Bullshit. I, too, am a journalist, and one of the best, most-needed stories I ever did was one on the university’s yellow-jacket population after I personally was stung by one during a football game. Righting a personal wrong? You betcha. That sting HURT.
Reporters get ideas from their personal experiences all the time. They confront the city in which they live because they personally can’t find a place to park, so they want to know why parking is at such a premium. Consumer-advocacy reporting pioneered by the likes of Ida Tarbell, Lincoln Steffens and Upton Sinclair is alive and well and exists to “right personal wrongs”. Any good textbook on journalism will tell you that, as will any good consumer-advocacy journalist.
If, on the other hand, you’re content to take whatever handouts your assignment editor gives you, that’s fine too.
Oh, how useful it would be if you add this to your profile, so the next time a doper requires a nasty complaint letter, s/he can just contact you directly.
On the flip side, I’m pretty good at writing raving “You rock!” missives. I almost always end up with free stuff from thankful corporations as a result.
Amberlei, thanks for sharing your story, it’s truly appalling how you were treated. I’ve always known there was something I didn’t like about that store! I never shop there and now I definitely never will.

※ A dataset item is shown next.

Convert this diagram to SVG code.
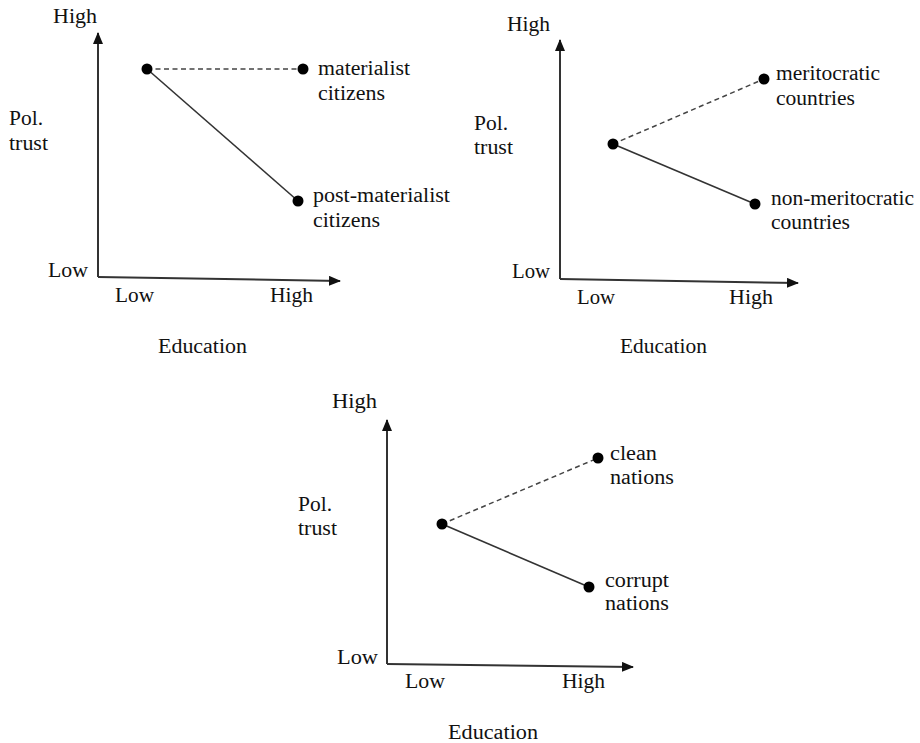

I recall a few years ago a story here in the KC area where a small group of shoppers in a major department store were being tailed by employees and were accused of stealing ties or something. IIRC, they filed a lawsuit against the store and throught the litigation it was discovered that the store had a policy of “profiling” certain people as potential shoplifters–it was in their training literature, etc!!! Again, recalling from memory, but I think the case was settled for $$ amount and getting the store to change its policies.
I’m sorry, but your case seems even more serious than theirs.